Le créancier, que ce soit la Banque Nationale ou Desjardins, exige une convention d’indivision signée devant un notaire « qui est normalement accrédité par l’institution financière pour assurer que la convention suive ses normes et ses règles », indique Geneviève Barbe.

« On n’impose pas un notaire, précise Stéphane Daigneault. La plupart des caisses du Grand Montréal donnent un choix de plus d’une vingtaine de notaires.

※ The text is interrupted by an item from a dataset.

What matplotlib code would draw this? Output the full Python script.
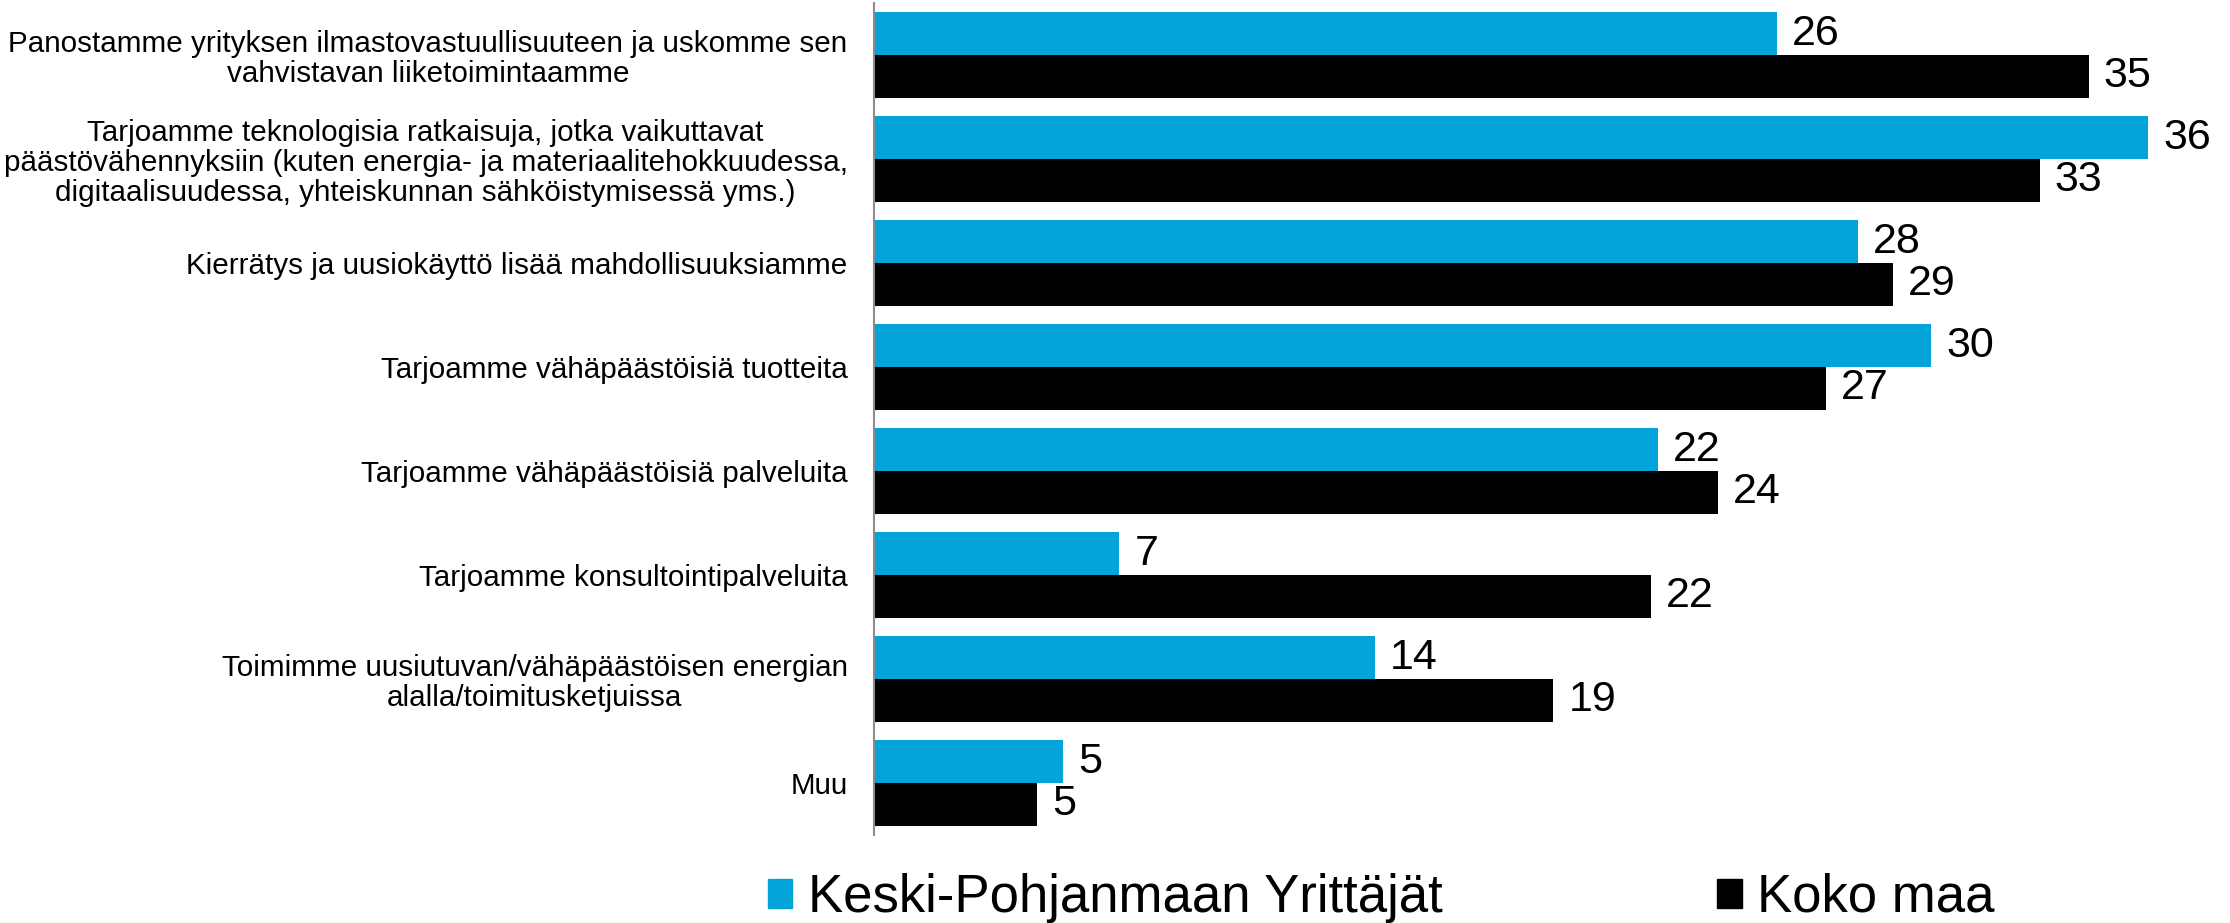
import matplotlib.pyplot as plt
from matplotlib.patches import Patch
import numpy as np

plt.rcParams['font.family'] = ['Liberation Sans', 'DejaVu Sans']

# === Data ===
categories = [
    "Panostamme yrityksen ilmastovastuullisuuteen ja uskomme sen\nvahvistavan liiketoimintaamme",
    "Tarjoamme teknologisia ratkaisuja, jotka vaikuttavat\npäästövähennyksiin (kuten energia- ja materiaalitehokkuudessa,\ndigitaalisuudessa, yhteiskunnan sähköistymisessä yms.)",
    "Kierrätys ja uusiokäyttö lisää mahdollisuuksiamme",
    "Tarjoamme vähäpäästöisiä tuotteita",
    "Tarjoamme vähäpäästöisiä palveluita",
    "Tarjoamme konsultointipalveluita",
    "Toimimme uusiutuvan/vähäpäästöisen energian\nalalla/toimitusketjuissa",
    "Muu",
]
series_names = ["Keski-Pohjanmaan Yrittäjät", "Koko maa"]
keski = [25.8, 36.4, 28.1, 30.2, 22.4, 7.0, 14.3, 5.4]
koko = [34.7, 33.3, 29.1, 27.2, 24.1, 22.2, 19.4, 4.66]
keski_labels = ["26", "36", "28", "30", "22", "7", "14", "5"]
koko_labels = ["35", "33", "29", "27", "24", "22", "19", "5"]

BLUE = "#02A4D9"
BLACK = "#000000"

fig = plt.figure(figsize=(22.30, 9.23), dpi=100)
ax = fig.add_axes([874 / 2230, 88 / 923, 1356 / 2230, 832 / 923])

y = np.arange(len(categories))
h = 0.413
ax.barh(y - h / 2, keski, height=h, color=BLUE)
ax.barh(y + h / 2, koko, height=h, color=BLACK)

# value labels
for i in range(len(categories)):
    ax.annotate(keski_labels[i], (keski[i], y[i] - h / 2), xytext=(11, 0),
                textcoords='offset points', va='center', ha='left', fontsize=31)
    ax.annotate(koko_labels[i], (koko[i], y[i] + h / 2), xytext=(11, 0),
                textcoords='offset points', va='center', ha='left', fontsize=31)

ax.set_xlim(0, 1356 / 35)
ax.set_ylim(len(categories) - 0.5, -0.5)
ax.set_yticks(y)
ax.set_yticklabels(categories, fontsize=21.3, linespacing=1.08)
for lbl in ax.get_yticklabels():
    lbl.set_multialignment('center')
ax.tick_params(axis='y', length=0, pad=19)
ax.set_xticks([])

for s in ['top', 'right', 'bottom']:
    ax.spines[s].set_visible(False)
ax.spines['left'].set_color('#8C8C8C')
ax.spines['left'].set_linewidth(1.5)

# === Legend ===
handles = [Patch(color=BLUE), Patch(color=BLACK)]
fig.legend(handles, series_names, loc='center left', bbox_to_anchor=(768 / 2230, 1 - 898 / 923),
           ncol=2, frameon=False, fontsize=38, handlelength=0.46, handleheight=0.46,
           handletextpad=0.3, columnspacing=5.2, borderpad=0, borderaxespad=0)

fig.savefig("out.png", dpi=100)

Ça ne veut pas dire qu’un autre notaire ne serait pas acceptable, mais on aimerait voir la convention avant de la publier au Registre foncier. »

Mise de fonds minimale de 20 %

La copropriété indivise entrecroisée à responsabilité limitée est une créance qui n’est pas assurable par les assureurs hypothécaires.

« Que vous parliez de la SCHL, de Sagen ou de Canada Garanty, il n’y a pas de produit associé à ce type de financement », indique Stéphane Daigneault.

L’indivisaire doit par conséquent verser une mise de fonds minimale de 20 %, « ou plus selon le profil de l’emprunteur ».

Le problème des locataires

Comme l’ont constaté les trois amis qui ont consulté MBarbe dans l’espoir d’acquérir un triplex en copropriété indivise, la principale difficulté consiste à dénicher la propriété adéquate.

« Il faut qu’ils trouvent une propriété qui est vide, soulève la notaire. L’indivision et la location ne font pas bon ménage parce que le locataire a le droit au maintien dans les lieux. Je ne peux pas évincer un locataire pour reprendre le logement pour moi-même si je suis propriétaire avec quelqu’un qui n’est pas mon conjoint. »

Si le duplex ou le triplex ciblé est occupé, les acquéreurs devront s’assurer que le locataire a déjà formulé son intention de quitter le logement, ou acceptera de le faire. « Mais il n’y a pas de garantie, donc c’est la gestion du risque », souligne MBarbe.

Même un généreux dédommagement ne garantit pas leur départ.

« J’ai vu des offres de plus de 30 000 $, 40 000 $, 50 000 $ à certains locataires, qui les ont refusées », relate Stéphane Daigneault.

Car ils doivent ensuite se reloger.

« Ce sont souvent des gens qui ont des appartements à prix modique et ils savent que leur loyer peut doubler, voire tripler. Les 30 000 $ ou 40 000 $ vont s’épuiser rapidement. »

Quote-part locative non financée

La difficulté à reprendre possession d’un logement locatif en cas de mauvaise créance explique pourquoi les deux institutions financières qui accordent des prêts de copropriété indivise refusent de financer une quote-part locative.

Notre but n’est pas de gérer un locataire. C’est pourquoi on demande au notaire qu’il n’y ait pas de location possible dans la convention, à moins que ce soit permis par le créancier. Et dans les rares cas où c’est permis, il n’y aura aucun financement sur la quote-part qui est louée.

Stéphane Daigneault, représentant hypothécaire au Mouvement Desjardins

Impôts fonciers

La copropriété indivise procure tout de même certains avantages collatéraux. Les impôts fonciers sont calculés par la municipalité sur l’ensemble de la propriété et acquittés par chaque indivisaire en proportion de sa quote-part.

Comme le fait valoir Stéphane Daigneault, « ça vous fait des taxes au moins 40 % moins élevées que si vous aviez la même unité, le même lot et la même superficie en copropriété divise ».